The Alfred/Sarah relationship drives the second half of the film, where Sarah is

abducted by the Count.  Alfred and Ambronsius go to great lengths to save her.  Arriving at the castle, they become acquainted with Count von Krolock and his son Herbert (Iain Quarrier).  In a sharp twist on the usual, Hammer-style vampire/damsel relationship, but quite in keeping with the shifting sexuality of vampires, Herbert is overtly gay … and thinks Alfred is pretty cute.  The scene between them recalls films like The Brides of Dracula (Quarrier is a dead ringer for David Peel in that film), only Polanski (not for the last time in his own features) is placed in the position of the damsel in distress.  It’s a weird, uncomfortable, funny scene.
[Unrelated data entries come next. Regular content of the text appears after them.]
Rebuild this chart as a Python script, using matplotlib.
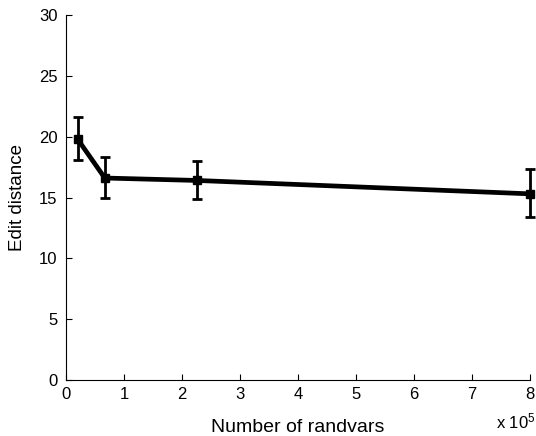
import matplotlib
matplotlib.use('Agg')
import matplotlib.pyplot as plt

plt.rcParams['font.family'] = ['Liberation Sans', 'DejaVu Sans']
plt.rcParams['mathtext.default'] = 'regular'

# number of random variables (x 10^5) vs edit distance
randvars = [0.2, 0.67, 2.26, 8.0]
edit_dist = [19.8, 16.6, 16.4, 15.3]
err_low = [18.1, 15.0, 14.9, 13.4]
err_high = [21.6, 18.3, 18.0, 17.3]

yerr = [[m - lo for m, lo in zip(edit_dist, err_low)],
        [hi - m for m, hi in zip(edit_dist, err_high)]]

fig = plt.figure(figsize=(5.36, 4.36), dpi=100)
ax = fig.add_axes([0.123, 0.128, 0.866, 0.838])

ax.errorbar(randvars, edit_dist, yerr=yerr, color='black', linewidth=3.4,
            marker='s', markersize=5.5, elinewidth=2, capsize=3.5, capthick=2,
            clip_on=False)

ax.set_xlim(0, 8)
ax.set_ylim(0, 30)
ax.set_xticks(range(0, 9))
ax.set_yticks(range(0, 31, 5))
ax.spines['top'].set_visible(False)
ax.spines['right'].set_visible(False)
ax.tick_params(direction='in', length=4, labelsize=12, width=0.8)
ax.tick_params(axis='x', pad=5)
ax.tick_params(axis='y', pad=6)
ax.set_xlabel('Number of randvars', fontsize=14, labelpad=12)
ax.set_ylabel('Edit distance', fontsize=13.5, labelpad=9)
fig.text(0.925, 0.018, r'x 10$^5$', fontsize=12)

fig.savefig('out.png', dpi=100)
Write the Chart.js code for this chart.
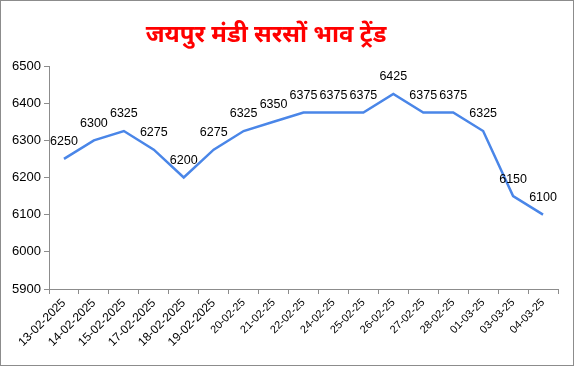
<!DOCTYPE html>
<html>
<head>
<meta charset="utf-8">
<script src="https://cdn.jsdelivr.net/npm/chart.js@4.4.1/dist/chart.umd.min.js"></script>
<style>
    html, body { margin: 0; padding: 0; background: #fff; }
    #wrap { width: 574px; height: 366px; box-sizing: border-box; border: 1px solid #8c8c8c; background: #fff; }
    canvas { display: block; }
</style>
</head>
<body>
<div id="wrap"><canvas id="mandiChart" width="572" height="364"></canvas></div>
<script>
// ==== DATA ====
const chartTitle = 'जयपुर मंडी सरसों भाव ट्रेंड';
const dates = [
    '13-02-2025', '14-02-2025', '15-02-2025', '17-02-2025', '18-02-2025', '19-02-2025',
    '20-02-25', '21-02-25', '22-02-25', '24-02-25', '25-02-25', '26-02-25',
    '27-02-25', '28-02-25', '01-03-25', '03-03-25', '04-03-25'
];
const prices = [6250, 6300, 6325, 6275, 6200, 6275, 6325, 6350, 6375, 6375, 6375, 6425, 6375, 6375, 6325, 6150, 6100];
const yMin = 5900;
const yMax = 6500;
const yStep = 100;

const FONT = '"Liberation Sans", Arial, sans-serif';

// small plugin: values above points + title drawn left of centre
const labelPlugin = {
    id: 'pointLabels',
    afterDatasetsDraw(chart) {
        const ctx = chart.ctx;
        const meta = chart.getDatasetMeta(0);
        ctx.save();
        ctx.font = '12.5px ' + FONT;
        ctx.fillStyle = '#000';
        ctx.textAlign = 'center';
        ctx.textBaseline = 'middle';
        meta.data.forEach(function (pt, i) {
            ctx.fillText(String(prices[i]), pt.x, pt.y - 17);
        });
        ctx.restore();
    },
    afterDraw(chart) {
        const ctx = chart.ctx;
        ctx.save();
        ctx.font = 'bold 24px "Noto Sans Devanagari", "Lohit Devanagari", "Noto Sans", sans-serif';
        ctx.fillStyle = '#ff0000';
        ctx.textAlign = 'center';
        ctx.textBaseline = 'middle';
        ctx.fillText(chartTitle, 265, 37);
        ctx.restore();
    }
};

const ctx = document.getElementById('mandiChart').getContext('2d');
new Chart(ctx, {
    type: 'line',
    data: {
        labels: dates,
        datasets: [{
            label: 'भाव',
            data: prices,
            borderColor: '#4a86e8',
            borderWidth: 2.5,
            pointRadius: 0,
            tension: 0,
            fill: false
        }]
    },
    options: {
        responsive: false,
        animation: false,
        layout: {
            padding: { top: 65, right: 15, left: 0, bottom: 0 }
        },
        plugins: {
            legend: { display: false },
            tooltip: { enabled: false }
        },
        scales: {
            x: {
                offset: true,
                grid: { offset: true, drawOnChartArea: false, drawTicks: true, tickLength: 5, color: '#8c8c8c' },
                border: { display: true, color: '#8c8c8c' },
                ticks: {
                    autoSkip: false,
                    maxRotation: 45,
                    minRotation: 45,
                    padding: 2,
                    color: '#000',
                    // the long dd-mm-yyyy labels are a touch bigger in the original
                    font: function (c) {
                        const lbl = dates[c.index] || '';
                        return { family: FONT, size: lbl.length > 8 ? 12 : 11 };
                    }
                },
                afterFit(scale) { scale.height = 76; }
            },
            y: {
                min: yMin,
                max: yMax,
                grid: { drawOnChartArea: false, drawTicks: true, tickLength: 5, color: '#8c8c8c' },
                border: { display: true, color: '#8c8c8c' },
                ticks: {
                    stepSize: yStep,
                    padding: 3,
                    color: '#000',
                    font: { family: FONT, size: 13 },
                    callback: function (value) { return String(value); }
                },
                afterFit(scale) { scale.width = 48; }
            }
        }
    },
    plugins: [labelPlugin]
});
</script>
</body>
</html>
I’ve called this my favorite Polanski film and it is.  But it is far from his best.  It drags quite a bit in the middle, dwelling on the meanderings of Alfred and Ambronsius through the castle as they search for Sarah.  Certainly the most fun are the beginning scenes in the inn, the final scenes during the dance of the vampires (the original title of the film), and the haphazard, slapstick escape.  Alfie Bass should get some serious credit for the characterization of Shagal, a role that could easily have become offensive.  Polanski also removes much of the attractive sexuality of the vampires that is so typical in vampire movies.  They are represented as decaying, decadent creatures, literally falling apart.  They are, after all, the undead, and it certainly shows.

In some ways (and this is odd), The Fearless Vampire Killers is Polanski’s most hopeful, most playful film.  While not shying away from some very trenchant commentary, it mostly delights in its own comedy.  The tenderness of the love story, even with the tinge of sadness attached to it, from a director not exactly known for warm and fuzzy films, is something of a revelation.  Which is not to say that this is not a Polanski film.  It is.  When watching it, there’s no possible way to forget that.